Sampling Distributions

A sampling distribution represents the distribution of a statistic obtained from all possible samples of a given size drawn from a population.

In this chapter:

From Populations to samples
Mean, mode, and median of a sampling distribution
Sample variance and sample standard deviation
Sample range
Connection with the normal distribution
Example 1

From Populations to samples

A sampling distribution represents the distribution of a statistic obtained from all possible samples of a given size drawn from a population.
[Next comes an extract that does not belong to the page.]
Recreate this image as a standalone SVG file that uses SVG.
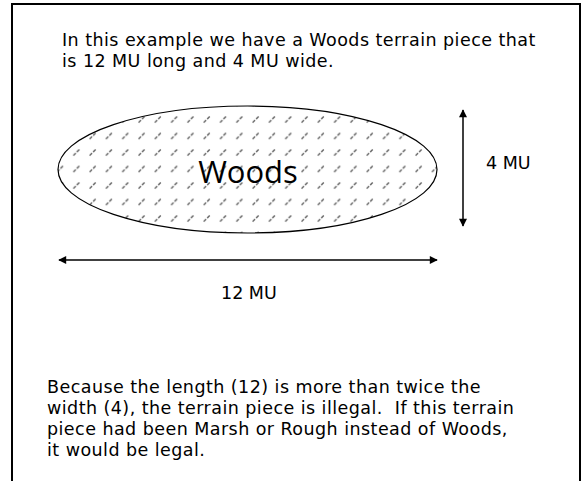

In statistics, some problems, due to the size or complexity of the observable data, do not allow for a direct analysis of every element in a population.

For this reason, it becomes necessary to select a sample, that is, a smaller set of observations drawn from the population. A sample is a representative subset of the population, chosen randomly to minimize potential distortions or bias arising from other selection criteria. The process of selecting a sample is called sampling.
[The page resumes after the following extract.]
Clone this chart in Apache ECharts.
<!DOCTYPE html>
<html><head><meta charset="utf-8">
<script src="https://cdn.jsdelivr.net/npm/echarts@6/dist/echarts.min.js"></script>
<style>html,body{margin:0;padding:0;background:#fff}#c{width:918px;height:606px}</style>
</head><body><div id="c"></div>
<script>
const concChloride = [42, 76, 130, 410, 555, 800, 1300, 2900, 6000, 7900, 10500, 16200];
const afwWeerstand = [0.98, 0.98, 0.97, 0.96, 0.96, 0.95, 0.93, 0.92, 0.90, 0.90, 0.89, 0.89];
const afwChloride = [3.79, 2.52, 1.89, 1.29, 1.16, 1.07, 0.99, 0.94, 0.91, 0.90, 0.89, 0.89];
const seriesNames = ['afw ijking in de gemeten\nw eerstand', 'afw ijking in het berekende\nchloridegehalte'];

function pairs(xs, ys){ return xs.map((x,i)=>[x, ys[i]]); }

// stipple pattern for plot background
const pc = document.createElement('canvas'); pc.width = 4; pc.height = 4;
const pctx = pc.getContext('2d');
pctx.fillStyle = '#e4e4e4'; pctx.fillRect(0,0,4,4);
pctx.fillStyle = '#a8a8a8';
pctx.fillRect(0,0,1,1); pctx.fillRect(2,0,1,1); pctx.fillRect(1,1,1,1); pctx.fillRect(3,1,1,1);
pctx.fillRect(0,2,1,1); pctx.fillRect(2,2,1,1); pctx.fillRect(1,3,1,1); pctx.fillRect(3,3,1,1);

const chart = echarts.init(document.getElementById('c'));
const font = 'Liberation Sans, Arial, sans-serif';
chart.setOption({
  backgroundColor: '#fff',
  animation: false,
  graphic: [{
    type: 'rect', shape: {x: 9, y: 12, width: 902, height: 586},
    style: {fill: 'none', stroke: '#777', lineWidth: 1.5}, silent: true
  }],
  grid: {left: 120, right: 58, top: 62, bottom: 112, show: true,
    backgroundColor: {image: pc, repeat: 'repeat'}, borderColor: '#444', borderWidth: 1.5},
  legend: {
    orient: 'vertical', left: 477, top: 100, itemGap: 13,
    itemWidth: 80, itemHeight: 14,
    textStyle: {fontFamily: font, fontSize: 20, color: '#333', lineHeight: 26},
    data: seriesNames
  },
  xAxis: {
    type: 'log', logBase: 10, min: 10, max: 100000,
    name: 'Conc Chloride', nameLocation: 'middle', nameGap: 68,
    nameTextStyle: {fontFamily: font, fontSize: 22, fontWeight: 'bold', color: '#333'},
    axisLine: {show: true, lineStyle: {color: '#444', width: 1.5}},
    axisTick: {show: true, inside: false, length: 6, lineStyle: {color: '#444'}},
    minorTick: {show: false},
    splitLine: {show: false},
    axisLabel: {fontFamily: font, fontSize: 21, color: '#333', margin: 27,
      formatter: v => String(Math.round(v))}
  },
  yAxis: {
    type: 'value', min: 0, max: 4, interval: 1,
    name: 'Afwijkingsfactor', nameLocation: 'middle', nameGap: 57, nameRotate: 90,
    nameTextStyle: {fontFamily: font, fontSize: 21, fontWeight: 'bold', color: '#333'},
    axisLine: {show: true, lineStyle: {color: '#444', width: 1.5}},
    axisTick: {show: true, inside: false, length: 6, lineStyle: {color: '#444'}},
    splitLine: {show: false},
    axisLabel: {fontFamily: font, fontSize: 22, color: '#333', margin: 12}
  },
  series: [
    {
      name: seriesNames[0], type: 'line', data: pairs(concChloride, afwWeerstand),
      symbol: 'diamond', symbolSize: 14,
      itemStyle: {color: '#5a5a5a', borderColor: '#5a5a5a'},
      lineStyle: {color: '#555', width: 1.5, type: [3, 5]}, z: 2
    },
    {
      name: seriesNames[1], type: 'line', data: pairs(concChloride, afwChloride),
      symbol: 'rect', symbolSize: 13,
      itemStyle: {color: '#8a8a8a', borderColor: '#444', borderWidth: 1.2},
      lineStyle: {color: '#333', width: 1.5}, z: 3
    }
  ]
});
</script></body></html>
Inferential statistics uses samples to infer, from their observed characteristics, the properties or parameters of the entire population. A statistic is the value of a variable computed from the data of a sample. Examples of statistics include the sample mean, the sample variance, and the sample proportion. Sampling distributions describe how these values vary from one sample to another when the sampling process is repeated from the same population.

Mean, mode, and median of a sampling distribution

Also for sampling distributions, it is possible to define the mean, mode, and median, each describing in a different way the central tendency of the distribution. The sample mean differs from the simple arithmetic mean in that it represents the average of the observed values in a sample drawn from a population and is used as an estimate of the population mean. Unlike the arithmetic mean, which describes a fixed set of known data, the sample mean plays an inferential role, as it varies from one sample to another and follows its own sampling distribution.
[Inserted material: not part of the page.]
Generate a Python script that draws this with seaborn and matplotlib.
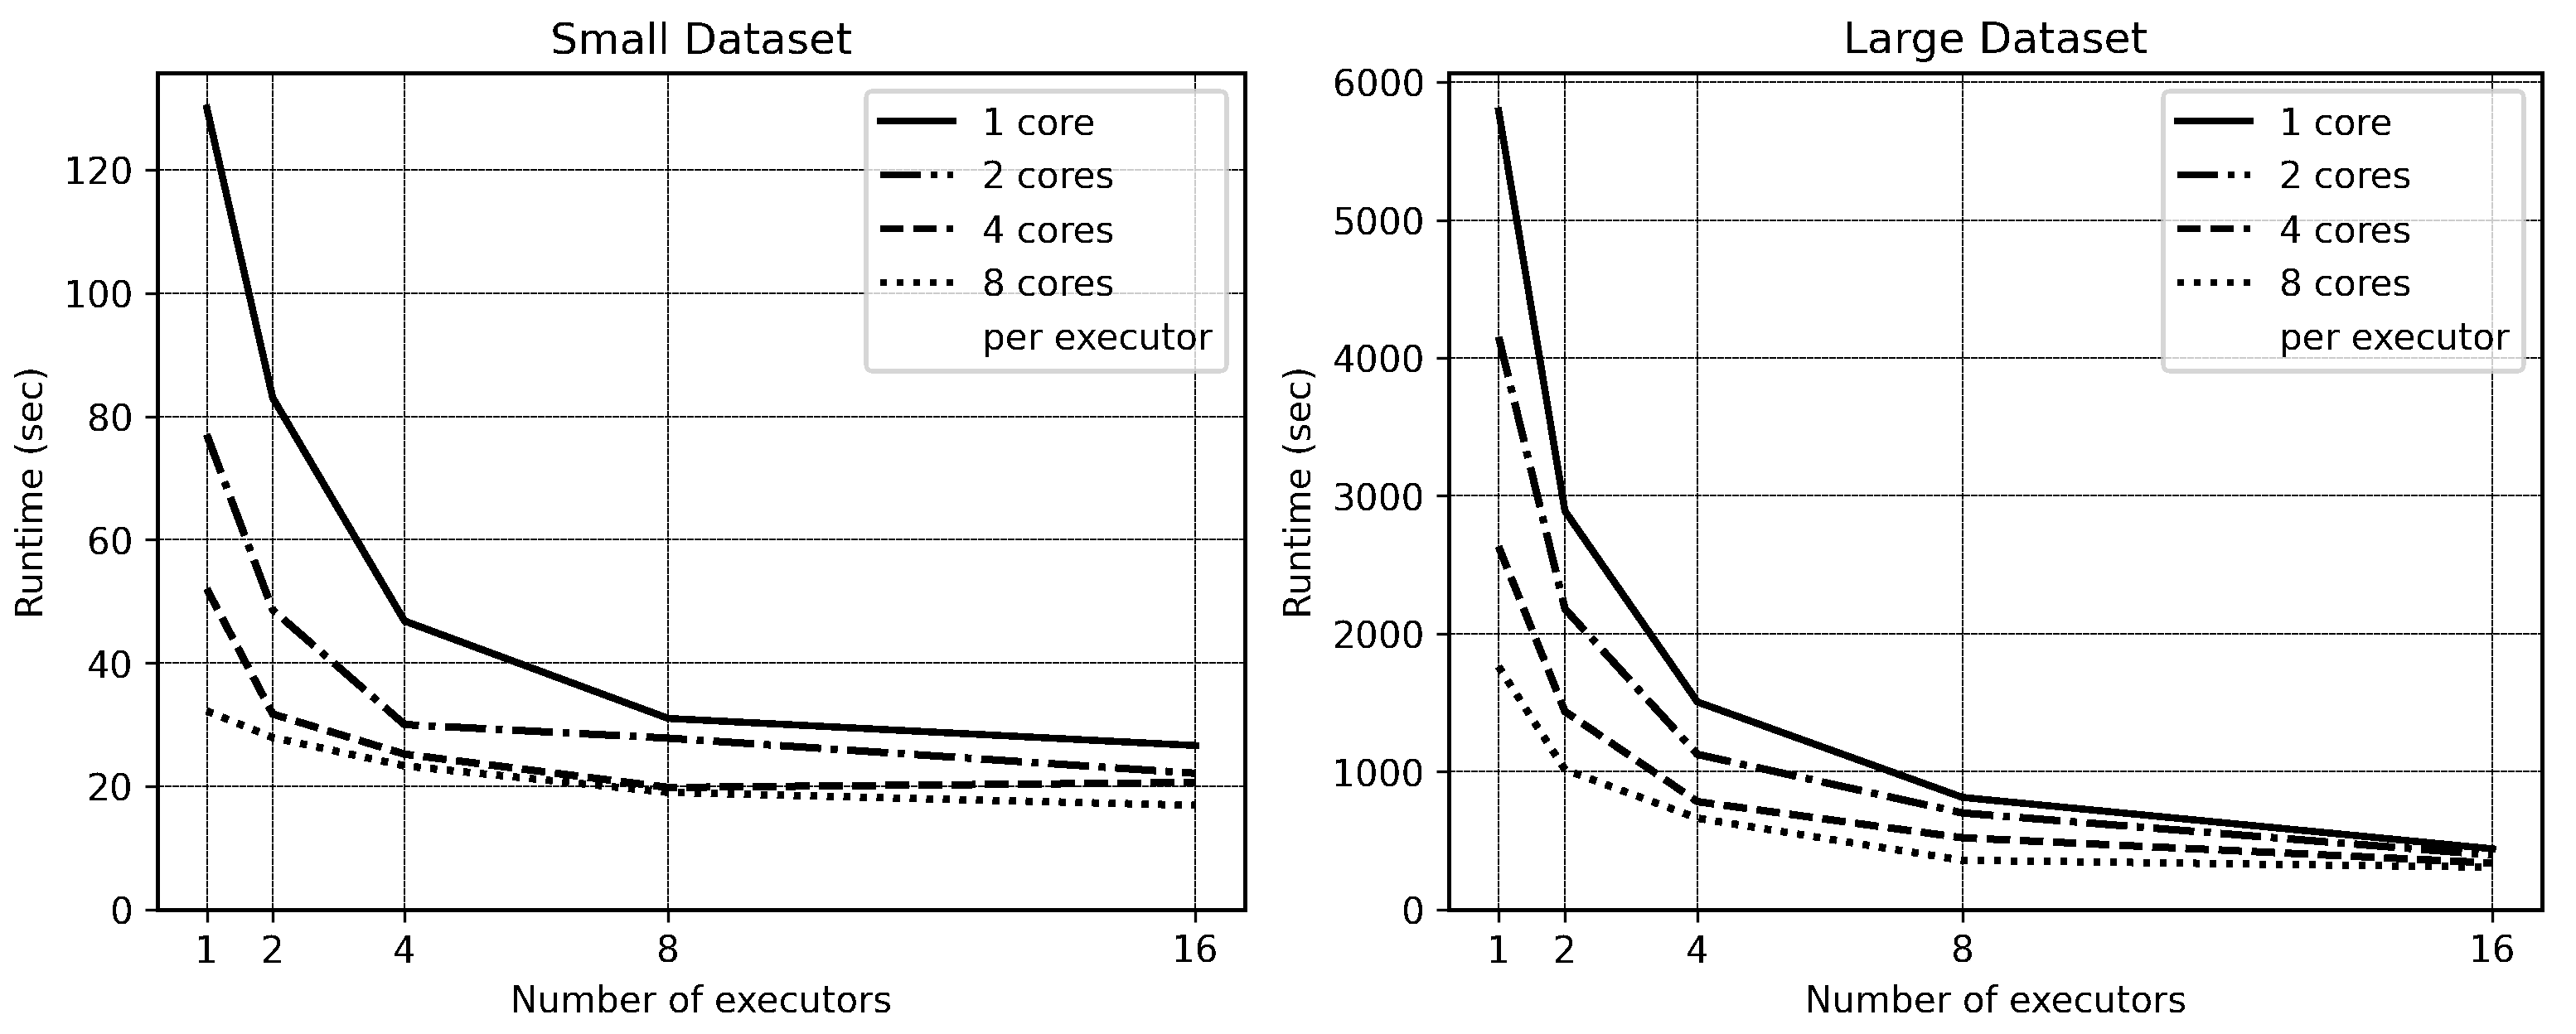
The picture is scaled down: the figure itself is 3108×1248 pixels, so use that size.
import matplotlib
matplotlib.use("Agg")
import matplotlib.pyplot as plt
from matplotlib.lines import Line2D
import seaborn as sns
import pandas as pd

executors = [1, 2, 4, 8, 16]
series_labels = ["1 core", "2 cores", "4 cores", "8 cores"]

small_1core = [130.0, 83.0, 46.8, 31.0, 26.6]
small_2cores = [77.0, 48.6, 30.0, 27.8, 22.1]
small_4cores = [52.0, 31.7, 25.2, 19.8, 20.6]
small_8cores = [32.2, 27.9, 23.3, 19.0, 16.9]

large_1core = [5790, 2890, 1505, 813, 440]
large_2cores = [4150, 2180, 1125, 700, 395]
large_4cores = [2630, 1436, 782, 520, 338]
large_8cores = [1760, 1015, 662, 357, 307]

titles = ["Small Dataset", "Large Dataset"]
small_yticks = [0, 20, 40, 60, 80, 100, 120]
large_yticks = [0, 1000, 2000, 3000, 4000, 5000, 6000]
extra_legend_text = "per executor"

linestyles = ["-", "-.", "--", ":"]

plt.rcParams["font.family"] = ["DejaVu Sans"]
plt.rcParams["font.size"] = 10.5
plt.rcParams["lines.antialiased"] = False
plt.rcParams["patch.antialiased"] = False
plt.rcParams["text.antialiased"] = False

fig = plt.figure(figsize=(10.36, 4.163), dpi=300)
ax1 = fig.add_axes([0.0611, 0.1203, 0.4222, 0.8082])
ax2 = fig.add_axes([0.5625, 0.1203, 0.4244, 0.8082])

datasets = [
    (ax1, [small_1core, small_2cores, small_4cores, small_8cores], small_yticks, titles[0]),
    (ax2, [large_1core, large_2cores, large_4cores, large_8cores], large_yticks, titles[1]),
]

for ax, series, yticks, title in datasets:
    for vals, lab, ls in zip(series, series_labels, linestyles):
        df = pd.DataFrame({"executors": executors, "runtime": vals})
        sns.lineplot(data=df, x="executors", y="runtime", ax=ax,
                     color="black", linewidth=1.8, linestyle=ls, label=lab,
                     legend=False, antialiased=False)
    ax.set_xticks(executors)
    ax.set_xticklabels([str(e) for e in executors])
    ax.set_yticks(yticks)
    ax.set_ylim(bottom=0)
    ax.set_xlabel("Number of executors", fontsize=10.5)
    ax.set_ylabel("Runtime (sec)", fontsize=10.5)
    ax.set_title(title, fontsize=12.5)
    ax.grid(True, color="black", linestyle=(0, (4.5, 1.1)), linewidth=0.4,
            antialiased=False)
    ax.tick_params(labelsize=10.5)
    for sp in ax.spines.values():
        sp.set_linewidth(0.8)
        sp.set_antialiased(False)
    handles, labels = ax.get_legend_handles_labels()
    handles.append(Line2D([], [], color="none"))
    labels.append(extra_legend_text)
    ax.legend(handles, labels, loc="upper right", fontsize=10.5)

fig.savefig("out.png", dpi=300)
In formal terms, the sample mean is defined as

\[\overset{―}{X} = \frac{1}{n} \sum_{i = 1}^{n} X_{i}\]

$\overset{―}{X}$ represents the sample mean.
$n$ is the sample size.
$X_{i}$ denotes the value of the $i$-th observation in the sample.

For example, consider a sample $X$ consisting of $5$ observed values:

$i$	1	2	3	4	5
$X_{i}$	4	6	5	7	8

The sample mean is computed as

\[\overset{―}{X} = \frac{1}{n} \sum_{i = 1}^{n} X_{i} = \frac{1}{5} ( 4 + 6 + 5 + 7 + 8 )\] \[\overset{―}{X} = \frac{30}{5} = 6\]

Therefore, the sample mean is $\overset{―}{X} = 6$.

It is worth noting that this mean is representative only of the specific sample considered and not of all the possible samples that could be drawn from the population, nor of the population itself.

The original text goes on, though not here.